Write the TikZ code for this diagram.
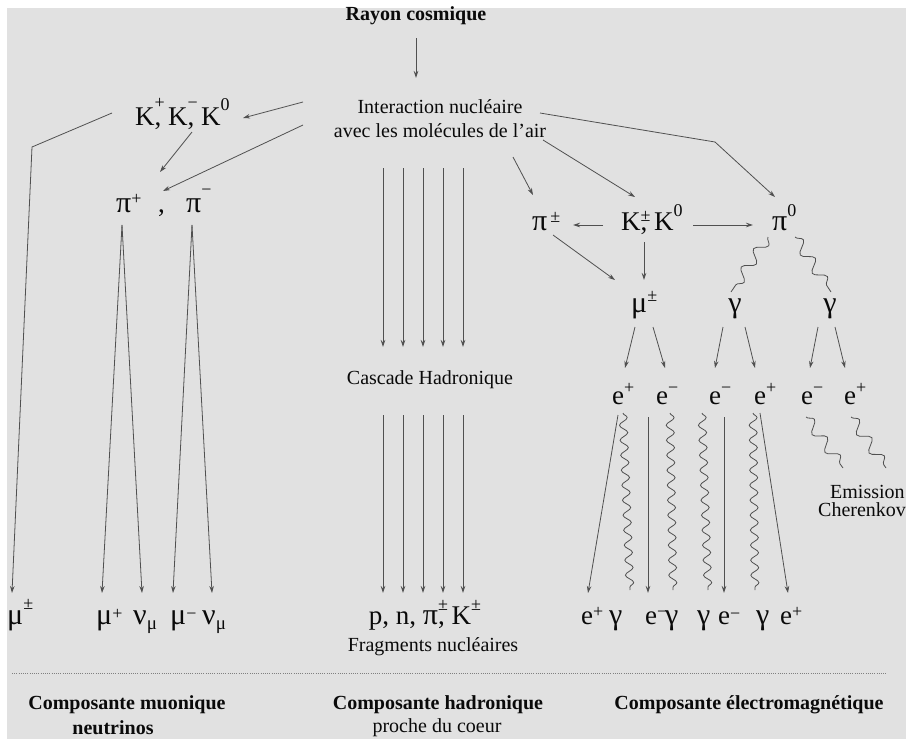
\documentclass[tikz,border=0pt]{standalone}
\usepackage{fontspec}
\setmainfont{Liberation Serif}
\usetikzlibrary{arrows.meta,decorations.pathmorphing}
\definecolor{bggray}{RGB}{225,225,225}
\definecolor{lncol}{RGB}{80,80,80}
\definecolor{txtcol}{RGB}{10,10,10}
\newcommand\supx[2][12pt]{\raisebox{#1}{\fontsize{18}{18}\selectfont #2}}
\newcommand\subx[2][5pt]{\raisebox{-#1}{\fontsize{19}{19}\selectfont #2}}
\newcommand\gk[1]{{\fontsize{30}{30}\selectfont #1}}
\begin{document}
\begin{tikzpicture}[x=1pt,y=-1pt,
  lbl/.style={inner sep=0pt, text=txtcol, font=\fontsize{20}{24}\selectfont},
  blbl/.style={inner sep=0pt, text=txtcol, font=\fontsize{20}{24}\selectfont\bfseries},
  part/.style={inner sep=0pt, anchor=base west, text=txtcol, font=\fontsize{27}{30}\selectfont},
  arr/.style={draw=lncol, line width=0.8pt, -{Stealth[length=7pt,width=4.5pt]}},
  wavy/.style={draw=lncol, line width=0.8pt, decorate, decoration={snake, segment length=15pt, amplitude=4pt}},
  wavyL/.style={draw=lncol, line width=0.8pt, decorate, decoration={snake, segment length=22pt, amplitude=5.5pt}},
  dotline/.style={draw=gray, line width=0.9pt, dash pattern=on 0.9pt off 1.3pt}]
\useasboundingbox (0,0) rectangle (906,739);
\fill[white] (0,0) rectangle (906,739);
\fill[bggray] (7,8) rectangle (906,739);
\begin{scope}
\clip (0,0) rectangle (906,739);
% ---------- text nodes ----------
\node[blbl] (ray) at (416,16) {Rayon cosmique};
\node[lbl, align=center] (inter) at (440,119) {Interaction nucléaire\\avec les molécules de l’air};
\node[part] (kl) at (135,125) {K\rlap{\supx[17pt]{+}}, K\rlap{\supx[17pt]{−}}, K\supx[15pt]{0}};
\node[part] (piP) at (116,212) {\gk{π}\supx[8pt]{+}};
\node[part] (comma) at (158,212) {,};
\node[part] (piM) at (186,212) {\gk{π}\supx[17pt]{−}};
\node[lbl] (cascade) at (430,380) {Cascade Hadronique};
\node[part, anchor=base] (frag1) at (425,624) {p, n, \gk{π}\rlap{\supx[14pt]{±}}, K\supx[14pt]{±}};
\node[lbl] (frag2) at (433,647) {Fragments nucléaires};
\node[part] (piPM) at (532,230) {\gk{π}\hspace{3pt}\supx[8pt]{±}};
\node[part] (Kr) at (621,230) {K\rlap{\supx[9pt]{±}}, K\supx[14pt]{0}};
\node[part] (pi0) at (772,230) {\gk{π}\supx[14pt]{0}};
\node[part] (muR) at (631,312) {\gk{μ}\supx[11pt]{±}};
\node[part, anchor=base] (g1) at (735,312) {\gk{γ}};
\node[part, anchor=base] (g2) at (830,312) {\gk{γ}};
\node[part] (e1) at (612,404) {e\supx[11pt]{+}};
\node[part] (e2) at (656,404) {e\supx[11pt]{−}};
\node[part] (e3) at (709,404) {e\supx[11pt]{−}};
\node[part] (e4) at (754,404) {e\supx[11pt]{+}};
\node[part] (e5) at (801,404) {e\supx[11pt]{−}};
\node[part] (e6) at (844,404) {e\supx[11pt]{+}};
\node[lbl, anchor=west] (emis) at (830,492) {Emission};
\node[lbl, anchor=west] (cher) at (818,510) {Cherenkov};
% bottom particle row
\node[part] (mL) at (7,624) {\gk{μ}\supx[15pt]{±}};
\node[part] (mP) at (96,624) {\gk{μ}\supx[5pt]{+}};
\node[part] (nu1) at (133,624) {\gk{ν}\subx{μ}};
\node[part] (mM) at (170,624) {\gk{μ}\supx[5pt]{−}};
\node[part] (nu2) at (202,624) {\gk{ν}\subx{μ}};
\node[part] (b1) at (581,624) {e\supx[7pt]{+}};
\node[part] (b2) at (609,624) {\gk{γ}};
\node[part] (b3) at (645,624) {e\supx[7pt]{−}};
\node[part] (b4) at (665,624) {\gk{γ}};
\node[part] (b5) at (697,624) {\gk{γ}};
\node[part] (b6) at (718,624) {e\supx[5pt]{−}};
\node[part] (b7) at (756,624) {\gk{γ}};
\node[part] (b8) at (780,624) {e\supx[7pt]{+}};
% bottom categories
\node[blbl] (compA) at (127,705) {Composante muonique};
\node[blbl] (compA2) at (113,728) {neutrinos};
\node[blbl] (compB) at (438,705) {Composante hadronique};
\node[lbl] (compB2) at (437,728) {proche du coeur};
\node[blbl] (compC) at (749,705) {Composante électromagnétique};
% ---------- connector end points ----------
\coordinate (r1) at (416,38);   \coordinate (r2) at (416,78);
\coordinate (i1) at (303,102);  \coordinate (k1) at (243,118);
\coordinate (i2) at (303,125);  \coordinate (p1) at (163,191);
\coordinate (k2) at (192,132);  \coordinate (p2) at (160,172);
\coordinate (k3) at (112,113);  \coordinate (k3b) at (32,147); \coordinate (mL1) at (12,593);
\coordinate (pa) at (122,225);  \coordinate (mP1) at (102,593); \coordinate (nu11) at (142,593);
\coordinate (pb) at (192,225);  \coordinate (mM1) at (173,593); \coordinate (nu21) at (212,593);
\coordinate (i3) at (513,157);  \coordinate (q1) at (533,195);
\coordinate (i4) at (543,140);  \coordinate (q2) at (635,197);
\coordinate (i5) at (540,113);  \coordinate (i5b) at (715,142); \coordinate (q3) at (775,197);
\coordinate (kr1) at (603,225); \coordinate (q4) at (573,225);
\coordinate (kr2) at (693,225); \coordinate (q5) at (753,225);
\coordinate (pp1) at (553,235); \coordinate (q6) at (615,280);
\coordinate (kr3) at (644,242); \coordinate (q7) at (644,280);
\coordinate (z1) at (768,237);  \coordinate (y1) at (731,292);
\coordinate (z2) at (795,237);  \coordinate (y2) at (831,292);
% ---------- connectors ----------
\draw[arr] (r1) -- (r2);
\draw[arr] (i1) -- (k1);
\draw[arr] (i2) -- (p1);
\draw[arr] (k2) -- (p2);
\draw[arr] (k3) -- (k3b) -- (mL1);
\draw[arr] (pa) -- (mP1);
\draw[arr] (pa) -- (nu11);
\draw[arr] (pb) -- (mM1);
\draw[arr] (pb) -- (nu21);
\foreach \x [count=\n] in {383,403,423,443,463}{
  \coordinate (ha\n) at (\x,168); \coordinate (hb\n) at (\x,347);
  \coordinate (hc\n) at (\x,415); \coordinate (hd\n) at (\x,593);
  \draw[arr] (ha\n) -- (hb\n);
  \draw[arr] (hc\n) -- (hd\n);
}
\draw[arr] (i3) -- (q1);
\draw[arr] (i4) -- (q2);
\draw[arr] (i5) -- (i5b) -- (q3);
\draw[arr] (kr1) -- (q4);
\draw[arr] (kr2) -- (q5);
\draw[arr] (pp1) -- (q6);
\draw[arr] (kr3) -- (q7);
\draw[wavyL] (z1) -- (y1);
\draw[wavyL] (z2) -- (y2);
% decays to e pairs
\foreach \a/\b/\c/\d [count=\n] in {635/327/625/368, 653/327/665/368, 723/327/715/368, 745/327/755/368, 818/327/810/368, 835/327/845/368}{
  \coordinate (da\n) at (\a,\b); \coordinate (db\n) at (\c,\d);
  \draw[arr] (da\n) -- (db\n);
}
% lower electromagnetic cascade
\foreach \a/\b/\c/\d [count=\n] in {618/415/588/593, 648/417/648/593, 724/417/724/593, 760/413/788/593}{
  \coordinate (ea\n) at (\a,\b); \coordinate (eb\n) at (\c,\d);
  \draw[arr] (ea\n) -- (eb\n);
}
\foreach \a/\b/\c/\d [count=\n] in {623/413/630/590, 670/413/673/590, 702/413/708/590, 753/413/755/590}{
  \coordinate (wa\n) at (\a,\b); \coordinate (wb\n) at (\c,\d);
  \draw[wavy] (wa\n) -- (wb\n);
}
\coordinate (ch1) at (806,417); \coordinate (ch1b) at (843,468);
\coordinate (ch2) at (851,417); \coordinate (ch2b) at (886,468);
\draw[wavyL] (ch1) -- (ch1b);
\draw[wavyL] (ch2) -- (ch2b);
% dotted separator
\coordinate (dl1) at (12,673); \coordinate (dl2) at (886,673);
\draw[dotline] (dl1) -- (dl2);
\end{scope}
\end{tikzpicture}
\end{document}
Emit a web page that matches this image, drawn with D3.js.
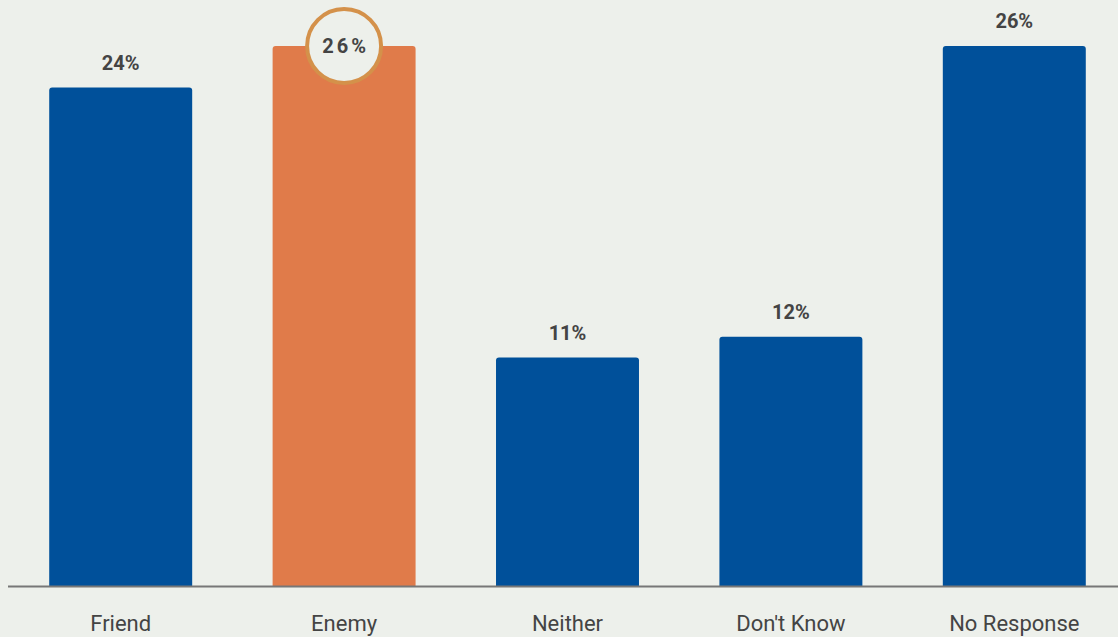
<!DOCTYPE html>
<html><head><meta charset="utf-8">
<script src="https://cdn.jsdelivr.net/npm/d3@7"></script>
<style>
html,body{margin:0;padding:0;background:#edf0eb;}
svg{display:block;font-family:Roboto, "Noto Sans", sans-serif;}
</style></head>
<body><svg id="chart" width="1118" height="637"></svg>
<script>
const categories = ["Friend", "Enemy", "Neither", "Don't Know", "No Response"];
const values = [24, 26, 11, 12, 26];
const highlighted = ["Enemy"];

const W = 1118, H = 637;
const baseline = 586;
const svg = d3.select("#chart");
svg.append("rect").attr("width", W).attr("height", H).attr("fill", "#edf0eb");

const x = d3.scaleBand().domain(categories).range([9, 1126]).paddingInner(0.36).paddingOuter(0.18);
const y = d3.scaleLinear().domain([0, 26]).range([baseline, 46]);

const data = categories.map((c, i) => ({cat: c, val: values[i]}));

function barPath(d) {
  const x0 = x(d.cat), w = x.bandwidth(), y0 = y(d.val), r = 3;
  return `M${x0},${baseline}V${y0 + r}Q${x0},${y0} ${x0 + r},${y0}H${x0 + w - r}Q${x0 + w},${y0} ${x0 + w},${y0 + r}V${baseline}Z`;
}

svg.append("g").selectAll("path").data(data).join("path")
  .attr("d", barPath)
  .attr("fill", d => highlighted.includes(d.cat) ? "#e07b4a" : "#00509a");

// axis
const axis = svg.append("g").attr("transform", `translate(0,${baseline})`)
  .call(d3.axisBottom(x).tickSize(0).tickPadding(29));
axis.select(".domain").remove();
axis.selectAll("text").attr("font-size", 22).attr("fill", "#444")
  .attr("font-family", "Roboto, sans-serif");
svg.append("line").attr("x1", 8).attr("x2", 1118).attr("y1", baseline + 0.5).attr("y2", baseline + 0.5)
  .attr("stroke", "#777").attr("stroke-width", 2);

// labels
data.forEach(d => {
  const cx = x(d.cat) + x.bandwidth() / 2;
  if (highlighted.includes(d.cat)) {
    svg.append("circle").attr("cx", cx).attr("cy", y(d.val)).attr("r", 37)
      .attr("fill", "#edf0eb").attr("stroke", "#d4914a").attr("stroke-width", 4);
    svg.append("text").attr("x", cx + 1.5).attr("y", y(d.val)).attr("dy", "0.35em")
      .attr("text-anchor", "middle").attr("font-size", 20).attr("font-weight", "bold")
      .attr("letter-spacing", 3).attr("fill", "#444").text(d.val + "%");
  } else {
    svg.append("text").attr("x", cx).attr("y", y(d.val) - 25).attr("dy", "0.35em")
      .attr("text-anchor", "middle").attr("font-size", 20).attr("font-weight", "bold")
      .attr("fill", "#444").text(d.val + "%");
  }
});
</script></body></html>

***

EXERCISE DETAILS: Copy every line from the entries that contains the word "this".

TASK SOLUTION:
Write the TikZ code for this diagram.
Emit a web page that matches this image, drawn with D3.js.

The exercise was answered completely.